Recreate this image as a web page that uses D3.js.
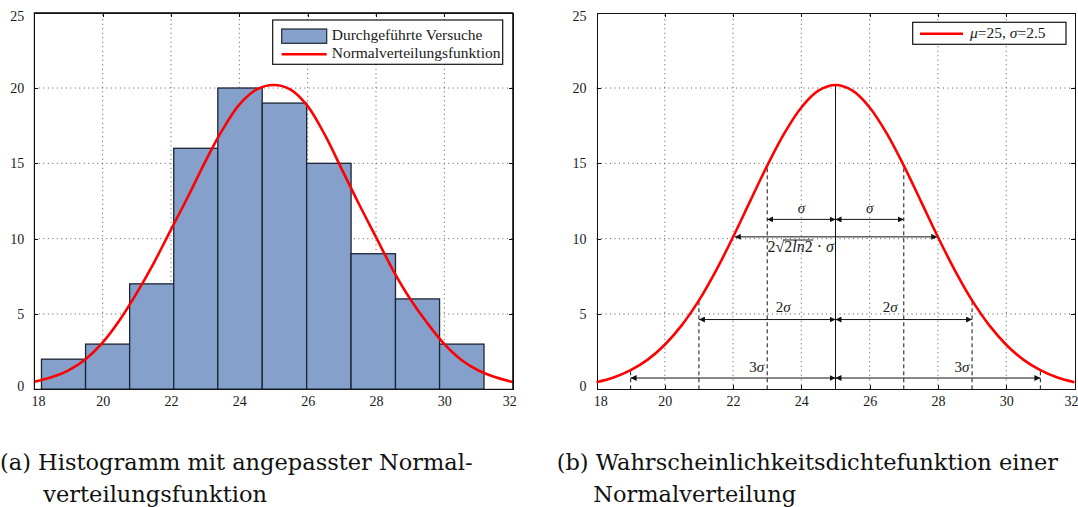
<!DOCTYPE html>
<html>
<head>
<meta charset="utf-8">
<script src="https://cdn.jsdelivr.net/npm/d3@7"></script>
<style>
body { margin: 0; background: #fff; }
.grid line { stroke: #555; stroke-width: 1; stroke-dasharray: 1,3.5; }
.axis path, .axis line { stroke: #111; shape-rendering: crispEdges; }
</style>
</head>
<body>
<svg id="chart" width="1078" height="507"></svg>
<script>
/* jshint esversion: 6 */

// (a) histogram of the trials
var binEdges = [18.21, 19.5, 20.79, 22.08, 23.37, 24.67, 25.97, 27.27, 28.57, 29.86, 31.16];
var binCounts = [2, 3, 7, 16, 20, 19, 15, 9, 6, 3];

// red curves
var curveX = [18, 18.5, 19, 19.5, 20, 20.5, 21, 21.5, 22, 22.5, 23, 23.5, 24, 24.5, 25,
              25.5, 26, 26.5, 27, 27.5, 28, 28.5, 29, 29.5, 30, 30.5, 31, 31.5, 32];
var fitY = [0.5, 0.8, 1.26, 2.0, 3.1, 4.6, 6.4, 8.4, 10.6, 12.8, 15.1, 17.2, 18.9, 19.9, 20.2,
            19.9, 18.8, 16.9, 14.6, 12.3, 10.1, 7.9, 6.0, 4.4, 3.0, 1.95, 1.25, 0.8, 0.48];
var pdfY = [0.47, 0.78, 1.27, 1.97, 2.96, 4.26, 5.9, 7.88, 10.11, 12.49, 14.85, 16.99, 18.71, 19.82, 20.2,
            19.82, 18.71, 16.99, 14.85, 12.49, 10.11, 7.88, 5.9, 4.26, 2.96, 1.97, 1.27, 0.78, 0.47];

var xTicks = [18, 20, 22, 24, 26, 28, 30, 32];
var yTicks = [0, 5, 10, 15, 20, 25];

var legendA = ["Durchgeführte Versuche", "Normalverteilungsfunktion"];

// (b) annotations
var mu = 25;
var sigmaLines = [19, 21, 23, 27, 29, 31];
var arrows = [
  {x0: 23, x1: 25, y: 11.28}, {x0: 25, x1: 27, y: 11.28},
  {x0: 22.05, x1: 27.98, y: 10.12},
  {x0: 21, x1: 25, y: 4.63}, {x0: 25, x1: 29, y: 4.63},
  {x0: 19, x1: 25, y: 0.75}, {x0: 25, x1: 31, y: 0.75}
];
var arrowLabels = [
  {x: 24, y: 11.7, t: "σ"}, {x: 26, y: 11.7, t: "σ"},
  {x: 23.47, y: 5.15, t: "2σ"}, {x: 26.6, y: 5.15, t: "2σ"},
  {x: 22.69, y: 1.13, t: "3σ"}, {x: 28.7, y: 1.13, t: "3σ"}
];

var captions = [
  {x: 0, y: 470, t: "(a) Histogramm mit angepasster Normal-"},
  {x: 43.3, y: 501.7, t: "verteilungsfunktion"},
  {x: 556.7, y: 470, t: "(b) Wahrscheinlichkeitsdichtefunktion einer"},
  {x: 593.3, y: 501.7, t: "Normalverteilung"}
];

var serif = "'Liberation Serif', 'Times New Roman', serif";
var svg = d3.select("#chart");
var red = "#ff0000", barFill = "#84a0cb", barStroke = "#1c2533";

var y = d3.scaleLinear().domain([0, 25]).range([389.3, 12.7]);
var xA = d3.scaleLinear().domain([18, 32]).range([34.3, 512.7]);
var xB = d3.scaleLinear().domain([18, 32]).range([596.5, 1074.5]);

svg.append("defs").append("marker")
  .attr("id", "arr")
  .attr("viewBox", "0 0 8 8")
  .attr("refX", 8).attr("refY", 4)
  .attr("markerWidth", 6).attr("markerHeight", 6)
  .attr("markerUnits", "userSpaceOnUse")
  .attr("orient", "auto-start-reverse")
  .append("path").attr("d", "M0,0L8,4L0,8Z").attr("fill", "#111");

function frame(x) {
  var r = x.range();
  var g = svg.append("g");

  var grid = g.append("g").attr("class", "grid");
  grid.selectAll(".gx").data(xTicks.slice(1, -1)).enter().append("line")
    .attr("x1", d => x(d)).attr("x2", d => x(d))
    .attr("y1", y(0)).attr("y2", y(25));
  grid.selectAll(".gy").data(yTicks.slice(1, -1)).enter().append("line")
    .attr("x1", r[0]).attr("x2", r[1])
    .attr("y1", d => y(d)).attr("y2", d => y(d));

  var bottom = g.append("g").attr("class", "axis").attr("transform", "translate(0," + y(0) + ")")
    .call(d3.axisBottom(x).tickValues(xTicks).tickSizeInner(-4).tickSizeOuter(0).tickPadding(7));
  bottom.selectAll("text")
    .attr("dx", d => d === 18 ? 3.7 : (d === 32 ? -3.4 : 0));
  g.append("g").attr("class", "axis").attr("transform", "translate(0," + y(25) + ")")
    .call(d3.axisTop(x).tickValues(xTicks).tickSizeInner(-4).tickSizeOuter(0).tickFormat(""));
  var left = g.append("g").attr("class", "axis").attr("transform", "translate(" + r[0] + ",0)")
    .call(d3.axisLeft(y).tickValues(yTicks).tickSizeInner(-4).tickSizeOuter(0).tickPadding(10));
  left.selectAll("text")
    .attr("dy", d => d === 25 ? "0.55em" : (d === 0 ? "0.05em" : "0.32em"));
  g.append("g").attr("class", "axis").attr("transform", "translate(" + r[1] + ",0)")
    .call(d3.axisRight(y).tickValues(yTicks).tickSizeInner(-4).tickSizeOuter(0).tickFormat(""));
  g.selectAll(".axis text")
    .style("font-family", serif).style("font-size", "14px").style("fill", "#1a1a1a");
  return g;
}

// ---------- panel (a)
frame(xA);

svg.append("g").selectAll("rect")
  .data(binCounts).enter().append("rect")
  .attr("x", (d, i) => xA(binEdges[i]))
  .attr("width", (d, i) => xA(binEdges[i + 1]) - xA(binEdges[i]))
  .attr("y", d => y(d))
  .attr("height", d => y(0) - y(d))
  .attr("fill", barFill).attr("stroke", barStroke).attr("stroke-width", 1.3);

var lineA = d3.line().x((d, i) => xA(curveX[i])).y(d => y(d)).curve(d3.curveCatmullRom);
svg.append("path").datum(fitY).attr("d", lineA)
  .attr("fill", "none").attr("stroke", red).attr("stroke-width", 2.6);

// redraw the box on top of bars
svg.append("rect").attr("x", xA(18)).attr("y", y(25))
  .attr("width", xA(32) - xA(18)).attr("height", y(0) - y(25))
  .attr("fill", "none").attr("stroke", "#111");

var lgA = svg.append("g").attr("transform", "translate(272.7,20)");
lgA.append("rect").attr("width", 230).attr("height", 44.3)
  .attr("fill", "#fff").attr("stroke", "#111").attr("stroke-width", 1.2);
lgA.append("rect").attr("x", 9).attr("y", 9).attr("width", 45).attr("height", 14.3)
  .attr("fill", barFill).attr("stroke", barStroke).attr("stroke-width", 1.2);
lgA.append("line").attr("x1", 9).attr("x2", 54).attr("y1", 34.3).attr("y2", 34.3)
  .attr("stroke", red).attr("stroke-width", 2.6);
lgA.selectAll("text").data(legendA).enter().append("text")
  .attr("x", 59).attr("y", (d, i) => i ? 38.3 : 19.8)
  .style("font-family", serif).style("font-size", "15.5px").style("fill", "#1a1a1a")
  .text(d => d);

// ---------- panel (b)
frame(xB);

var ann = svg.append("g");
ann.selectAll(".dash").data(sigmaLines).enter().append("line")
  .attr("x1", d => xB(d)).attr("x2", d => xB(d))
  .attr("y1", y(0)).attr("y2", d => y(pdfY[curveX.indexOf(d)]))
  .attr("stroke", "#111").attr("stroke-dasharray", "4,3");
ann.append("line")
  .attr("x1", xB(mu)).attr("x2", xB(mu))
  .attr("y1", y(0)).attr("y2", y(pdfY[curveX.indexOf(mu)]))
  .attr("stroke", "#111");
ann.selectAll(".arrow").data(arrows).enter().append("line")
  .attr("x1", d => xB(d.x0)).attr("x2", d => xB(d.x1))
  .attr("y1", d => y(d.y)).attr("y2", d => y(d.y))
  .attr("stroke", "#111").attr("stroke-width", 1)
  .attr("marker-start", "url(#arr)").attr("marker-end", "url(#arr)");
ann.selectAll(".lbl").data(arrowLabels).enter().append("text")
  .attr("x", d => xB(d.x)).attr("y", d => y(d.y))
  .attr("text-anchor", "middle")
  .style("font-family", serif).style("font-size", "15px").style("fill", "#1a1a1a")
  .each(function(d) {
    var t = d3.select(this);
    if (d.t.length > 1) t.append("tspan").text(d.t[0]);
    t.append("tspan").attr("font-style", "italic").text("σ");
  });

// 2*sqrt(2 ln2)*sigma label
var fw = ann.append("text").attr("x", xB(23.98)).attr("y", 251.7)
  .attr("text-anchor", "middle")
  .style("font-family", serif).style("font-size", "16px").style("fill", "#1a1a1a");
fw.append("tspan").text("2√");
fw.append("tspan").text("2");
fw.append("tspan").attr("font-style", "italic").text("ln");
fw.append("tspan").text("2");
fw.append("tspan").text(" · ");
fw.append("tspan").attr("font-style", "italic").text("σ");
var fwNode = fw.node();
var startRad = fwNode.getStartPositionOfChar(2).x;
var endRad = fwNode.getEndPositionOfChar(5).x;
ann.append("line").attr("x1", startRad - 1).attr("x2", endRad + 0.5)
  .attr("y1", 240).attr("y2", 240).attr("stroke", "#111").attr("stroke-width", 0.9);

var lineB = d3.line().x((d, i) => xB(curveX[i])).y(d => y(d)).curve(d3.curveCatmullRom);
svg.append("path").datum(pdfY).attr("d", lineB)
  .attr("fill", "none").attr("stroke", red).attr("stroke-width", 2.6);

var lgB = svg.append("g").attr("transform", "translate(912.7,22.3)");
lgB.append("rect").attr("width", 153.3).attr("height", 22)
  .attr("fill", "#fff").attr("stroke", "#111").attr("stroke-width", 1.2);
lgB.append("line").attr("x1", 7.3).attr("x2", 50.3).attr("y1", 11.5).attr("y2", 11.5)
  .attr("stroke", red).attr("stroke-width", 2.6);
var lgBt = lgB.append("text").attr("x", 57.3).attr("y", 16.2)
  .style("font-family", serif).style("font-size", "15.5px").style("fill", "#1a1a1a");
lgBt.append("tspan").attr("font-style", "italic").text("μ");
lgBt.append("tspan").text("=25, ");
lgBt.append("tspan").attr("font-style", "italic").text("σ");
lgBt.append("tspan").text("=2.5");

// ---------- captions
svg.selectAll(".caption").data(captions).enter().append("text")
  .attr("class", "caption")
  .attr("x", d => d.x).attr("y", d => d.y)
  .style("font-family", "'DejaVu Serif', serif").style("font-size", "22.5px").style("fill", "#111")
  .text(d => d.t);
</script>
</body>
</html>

------------------------------------------------

§ **Your goal**:
Exactly restate the lines from the beginning of the data through the line with "15, 9, 6, 3];", and no others, keeping pictures out.

§ **Task solution**:
Recreate this image as a web page that uses D3.js.
<!DOCTYPE html>
<html>
<head>
<meta charset="utf-8">
<script src="https://cdn.jsdelivr.net/npm/d3@7"></script>
<style>
body { margin: 0; background: #fff; }
.grid line { stroke: #555; stroke-width: 1; stroke-dasharray: 1,3.5; }
.axis path, .axis line { stroke: #111; shape-rendering: crispEdges; }
</style>
</head>
<body>
<svg id="chart" width="1078" height="507"></svg>
<script>
/* jshint esversion: 6 */

// (a) histogram of the trials
var binEdges = [18.21, 19.5, 20.79, 22.08, 23.37, 24.67, 25.97, 27.27, 28.57, 29.86, 31.16];
var binCounts = [2, 3, 7, 16, 20, 19, 15, 9, 6, 3];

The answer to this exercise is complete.